Upon being presented with the repaired chair, Sulsona says, he thanked the four men. But they didn’t say "You’re welcome." Instead, he was told "it was our honor."

“I was so impressed about these guys stepping to the plate,” Sulsona says. “It was such a simple act, but it hit me like ‘this is how it should be.’

“They didn’t ask permission to help, and they didn’t have to fill out a form. They didn’t have to make a phone call. They didn’t have to ask for permission from their manager. They just went ahead and did what they had to do.”

After that night, Sulsona wrote a letter to a local newspaper to offer gratitude to the employees who, through a company spokesperson, have asked news media outlets for privacy and to remain out of the public spotlight.

Headlines about the spontaneous act of kindness have made it across the country and, Sulsona says, the world.

His intent in telling his story is not to disparage the time it has taken for the VA to replace his chair or to add to the criticism surrounding what he describes as an overburdened federal agency – in fact, he received a replacement wheelchair from the VA shortly after the incident – but rather to focus on the kindness of strangers.

“I hope that people ... take this story and use these guys for an example, in a bigger sense, of how we should live life,” he says. “We are our brother’s keeper.”
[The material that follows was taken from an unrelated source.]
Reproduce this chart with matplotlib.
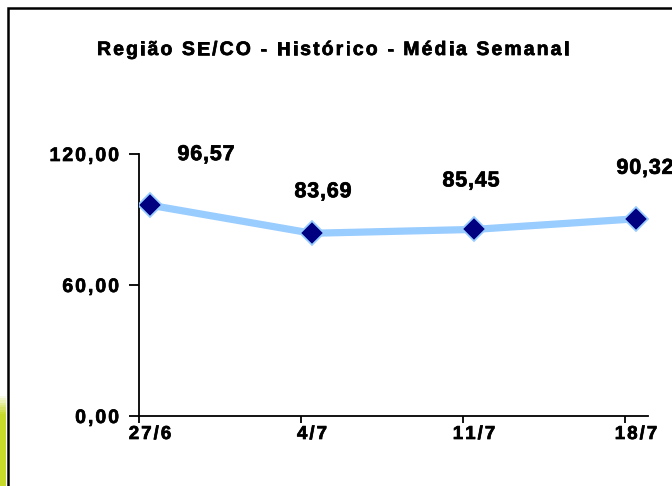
import matplotlib.pyplot as plt
import numpy as np
from matplotlib.patches import Rectangle
from matplotlib.font_manager import FontProperties
from matplotlib.textpath import text_to_path
from matplotlib.transforms import IdentityTransform
import matplotlib.patheffects as pe

plt.rcParams['font.family'] = ['Liberation Sans', 'DejaVu Sans']

# dados semanais
semanas = ["27/6", "4/7", "11/7", "18/7"]
media = [96.57, 83.69, 85.45, 90.32]
yticks = [0, 60, 120]
titulo = "Região SE/CO - Histórico - Média Semanal"

# deslocamento dos rótulos em pixels (dx, altura da linha de base acima do ponto)
label_dx = [56, 11, -3, 9]
label_dy = [45, 36, 43, 45]

W, H, DPI = 672, 486, 100
fig = plt.figure(figsize=(W / DPI, H / DPI), dpi=DPI)
grosso = [pe.withStroke(linewidth=0.5, foreground="black")]


def spaced(txt, x, y, size, track, ha="center"):
    # texto com espaçamento entre letras, x/y em pixels (origem embaixo à esquerda, y = linha de base)
    prop = FontProperties(family="Liberation Sans", weight="bold", size=size)
    ws = [text_to_path.get_text_width_height_descent(c, prop, ismath=False)[0] * DPI / 72
          for c in txt]
    total = sum(ws) + track * (len(txt) - 1)
    x0 = {"center": x - total / 2, "right": x - total, "left": x}[ha]
    for c, w in zip(txt, ws):
        fig.text(x0, y, c, transform=IdentityTransform(), fontproperties=prop,
                 ha="left", va="baseline", path_effects=grosso)
        x0 += w + track


# moldura
fig.patches.append(Rectangle((8 / W, -0.05), 1.0, 1 - 8 / H + 0.05,
                             transform=fig.transFigure, fill=False,
                             edgecolor="black", linewidth=1.8))

# faixa verde no canto
n = 40
for k in range(n):
    t = k / (n - 1)
    a = min(1.0, t / 0.22)
    cor = (1 - a * 0.22, 1 - a * 0.15, 1 - a * 0.84)
    y0 = (92 - (k + 1) * 92 / n) / H
    fig.patches.append(Rectangle((0, y0), 6 / W, 92 / n / H + 0.001,
                                 transform=fig.transFigure, facecolor=cor,
                                 edgecolor="none"))

ax = fig.add_axes([139 / W, 1 - 416 / H, (648 - 139) / W, (416 - 154) / H])
x = np.arange(len(semanas))
ax.plot(x, media, color="#99CCFF", linewidth=5.2, zorder=2)
ax.plot(x, media, linestyle="none", marker="D", markersize=12,
        markerfacecolor="#000080", markeredgecolor="#99CCFF",
        markeredgewidth=1.3, zorder=3)

off = 11 / 162
ax.set_xlim(-off, 3 + (648 - 636) / 162)
ax.set_ylim(0, 120)
ax.set_xticks(x - off)
ax.set_xticklabels([])
ax.tick_params(axis="x", length=5, width=1.3)
ax.set_yticks(yticks)
ax.set_yticklabels([])
ax.tick_params(axis="y", length=7, width=1.3)

for s in ["top", "right"]:
    ax.spines[s].set_visible(False)
for s in ["left", "bottom"]:
    ax.spines[s].set_linewidth(1.3)
ax.patch.set_alpha(0)

# rótulos dos eixos
for i, s in enumerate(semanas):
    px, py = ax.transData.transform((x[i], 0))
    spaced(s, px, py - 23, 13.5, 2.0, ha="center")
for v in yticks:
    px, py = ax.transData.transform((ax.get_xlim()[0], v))
    spaced(f"{v:.2f}".replace(".", ","), px - 20, py - 7, 14, 2.0, ha="right")

# rótulos de dados
for i, v in enumerate(media):
    px, py = ax.transData.transform((x[i], v))
    spaced(f"{v:.2f}".replace(".", ","), px + label_dx[i], py + label_dy[i],
           15.5, 0.8, ha="center")

spaced(titulo, 333, H - 55, 14, 2.1, ha="center")

fig.savefig("out.png", dpi=DPI)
Sulsona adds that he has received countless offers of assistance – from as near as New York to as far away as Guam – in the form of everything from cash to off-road wheelchair equipment.

“Everybody is looking to donate and give me money,” he says. But “I’m doing fine.”

Sulsona encourages anyone wishing to help to support The Barry Fixler Foundation (http://www.fixlerfoundation.org), which has the mission of supporting wounded American veterans from the conflicts in Iraq and Afghanistan.

The actions of the Lowe's employees reminded Susona of why he and so many others have fought in the US armed forces, he says.

“We fought for the common man, and these guys in Lowe's were a pure example of the people we fought for,” he says, for a moment likening them to his fellow infantrymen in Vietnam. “They had my back. They covered my back.”